Rolando Rivi, il martire bambino

L’hanno beatificato giusto un anno fa, il 5 ottobre 2013, a Modena. Ma per decenni, per buona parte del lungo dopoguerra, nessuno si era mai azzardato a parlare della storia terribile di Rolando Rivi, il seminarista di soli 14 anni trucidato dai partigiani rossi alle Piane di Monchio, in provincia di Modena, il 13 aprile 1945. Ora la vicenda di Rivi, ucciso in odium fidei, è diventata un caso mondiale e l’aspirante sacerdote ha trovato anche un biografo adeguato: Andrea Zambrano, giornalista reggiano e collaboratore del Giornale. Zambrano ha appena scritto un libro esauriente che descrive tutte le tappe del caso: Il martire bambino, appena pubblicato da Imprimatur editore. Siamo a cavallo delle province di Reggio e Modena, nelle ultime settimane della guerra. E siamo anche a due passi dai paesi che componevano la repubblica di Montefiorino, una porzione di territorio liberata sia pure per soli 45 giorni, nell’estate del ’44, dai partigiani e poi celebrata in modo quasi agiografico da gran parte della Resistenza. Forse, la realtà era un po’ diversa.

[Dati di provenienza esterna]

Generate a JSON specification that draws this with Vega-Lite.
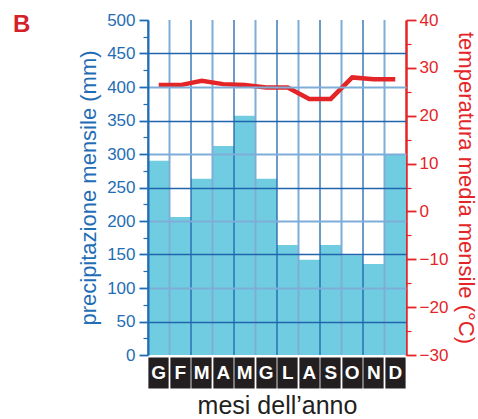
{
  "$schema": "https://vega.github.io/schema/vega-lite/v6.json",
  "width": 258,
  "height": 335,
  "autosize": {"type": "none"},
  "padding": {"left": 148, "top": 20, "right": 72, "bottom": 64},
  "background": "white",
  "title": {"text": "B", "anchor": "start", "frame": "group", "dx": -135, "dy": 26, "offset": 0, "baseline": "top", "fontSize": 24, "fontWeight": "bold", "color": "#d2232a", "font": "Liberation Sans"},
  "config": {"view": {"stroke": null}, "font": "Liberation Sans"},
  "data": {"values": [
    {"mese": "Gennaio", "prec": 290, "temp": 26.4},
    {"mese": "Febbraio", "prec": 206, "temp": 26.4},
    {"mese": "Marzo", "prec": 263, "temp": 27.3},
    {"mese": "Aprile", "prec": 312, "temp": 26.6},
    {"mese": "Maggio", "prec": 357, "temp": 26.4},
    {"mese": "Giugno", "prec": 263, "temp": 25.9},
    {"mese": "Luglio", "prec": 164, "temp": 25.9},
    {"mese": "Agosto", "prec": 142, "temp": 23.5},
    {"mese": "Settembre", "prec": 164, "temp": 23.5},
    {"mese": "Ottobre", "prec": 149, "temp": 28.0},
    {"mese": "Novembre", "prec": 136, "temp": 27.6},
    {"mese": "Dicembre", "prec": 300, "temp": 27.6}
  ]},
  "encoding": {
    "x": {
      "field": "mese", "type": "nominal",
      "sort": ["Gennaio","Febbraio","Marzo","Aprile","Maggio","Giugno","Luglio","Agosto","Settembre","Ottobre","Novembre","Dicembre"],
      "scale": {"paddingInner": 0, "paddingOuter": 0},
      "axis": {
        "title": "mesi dell’anno", "titleFontSize": 25, "titleFontWeight": "normal", "titleColor": "#231f20", "titlePadding": -5,
        "domain": false, "grid": false,
        "ticks": true, "tickColor": "#231f20", "tickSize": 31, "tickWidth": 20.2, "offset": 2,
        "labelExpr": "upper(substring(datum.label, 0, 1))",
        "labelColor": "white", "labelFontSize": 19, "labelFontWeight": "bold", "labelAngle": 0,
        "labelBaseline": "middle", "labelPadding": -15.5
      }
    }
  },
  "layer": [
    {
      "mark": {"type": "bar", "color": "#70cce0"},
      "encoding": {
        "y": {
          "field": "prec", "type": "quantitative",
          "scale": {"domain": [0, 500], "nice": false},
          "axis": {
            "zindex": 1,
            "title": "precipitazione mensile (mm)", "titleFontSize": 22, "titleFontWeight": "normal", "titleColor": "#1f6db5", "titlePadding": 6,
            "values": [0,25,50,75,100,125,150,175,200,225,250,275,300,325,350,375,400,425,450,475,500],
            "labelExpr": "datum.value % 50 === 0 ? datum.label : ''",
            "labelColor": "#1f6db5", "labelFontSize": 17, "labelPadding": 4,
            "domainColor": "#1f6db5", "domainWidth": 2,
            "tickColor": "#1f6db5",
            "tickSize": {"condition": {"test": "datum.value % 50 === 0", "value": 9}, "value": 5},
            "tickWidth": {"condition": {"test": "datum.value % 50 === 0", "value": 1.8}, "value": 1.2},
            "grid": true,
            "gridOpacity": {"condition": {"test": "datum.value % 50 === 0 && datum.value > 0 && datum.value < 500", "value": 1}, "value": 0},
            "gridColor": {"condition": {"test": "datum.value % 100 === 0", "value": "#7eaed8"}, "value": "#1f64ad"},
            "gridWidth": {"condition": {"test": "datum.value % 100 === 0", "value": 2}, "value": 1.3}
          }
        }
      }
    },
    {
      "mark": {"type": "rule"},
      "encoding": {
        "x": {"field": "mese", "type": "nominal", "bandPosition": 0, "sort": ["Gennaio","Febbraio","Marzo","Aprile","Maggio","Giugno","Luglio","Agosto","Settembre","Ottobre","Novembre","Dicembre"]},
        "stroke": {"condition": {"test": "indexof(['Febbraio','Aprile','Giugno','Agosto','Ottobre','Dicembre'], datum.mese) >= 0", "value": "#7eaed8"}, "value": "#1f64ad"},
        "strokeWidth": {"condition": {"test": "indexof(['Febbraio','Aprile','Giugno','Agosto','Ottobre','Dicembre'], datum.mese) >= 0", "value": 2}, "value": 1.3}
      }
    },
    {
      "mark": {"type": "line", "color": "#e42528", "strokeWidth": 4.5, "strokeJoin": "miter"},
      "encoding": {
        "y": {
          "field": "temp", "type": "quantitative",
          "scale": {"domain": [-30, 40], "nice": false},
          "axis": {
            "orient": "right",
            "title": "temperatura media mensile (°C)", "titleFontSize": 22, "titleFontWeight": "normal", "titleColor": "#e42528", "titlePadding": 6,
            "values": [-30,-25,-20,-15,-10,-5,0,5,10,15,20,25,30,35,40],
            "labelExpr": "datum.value % 10 === 0 ? datum.label : ''",
            "labelColor": "#e42528", "labelFontSize": 17, "labelPadding": 3,
            "domainColor": "#e42528", "domainWidth": 2.5,
            "tickColor": "#e42528",
            "tickSize": {"condition": {"test": "datum.value % 10 === 0", "value": 10}, "value": 5},
            "tickWidth": {"condition": {"test": "datum.value % 10 === 0", "value": 1.8}, "value": 1.2},
            "grid": false
          }
        }
      }
    }
  ],
  "resolve": {"scale": {"y": "independent"}}
}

Meno romantica e a tratti più violenta di quella divulgata in seguito. In questo contesto, segnato dall’ideologia, si muovono gli uomini che organizzano il rapimento e l’esecuzione di Rivi. Rivi scompare dal suo paese, San Valentino di Castellarano, sulle primi appendici appenniniche al confine fra le province di Modena e Reggio, il 10 aprile 1945 e muore il 13 aprile. Nessuno è testimone della sua sparizione, ma quel che colpisce, anche alla luce delle successive confessioni e ricostruzioni, è la freddezza e l’insensatezza con cui agisce il commando dei killer.

Non c’era alcuna ragione, nemmeno vaga, per portare via e trucidare barbaramente quel ragazzo, poco più di un bambino, che in testa aveva solo un’idea: farsi prete e mettersi al servizio di Gesù. E invece a freddo scatta la trappola. Ai pochi che gli chiederanno una spiegazione, Giuseppe Corghi, uno degli assassini, risponderà serafico: “Un prete in meno domani”.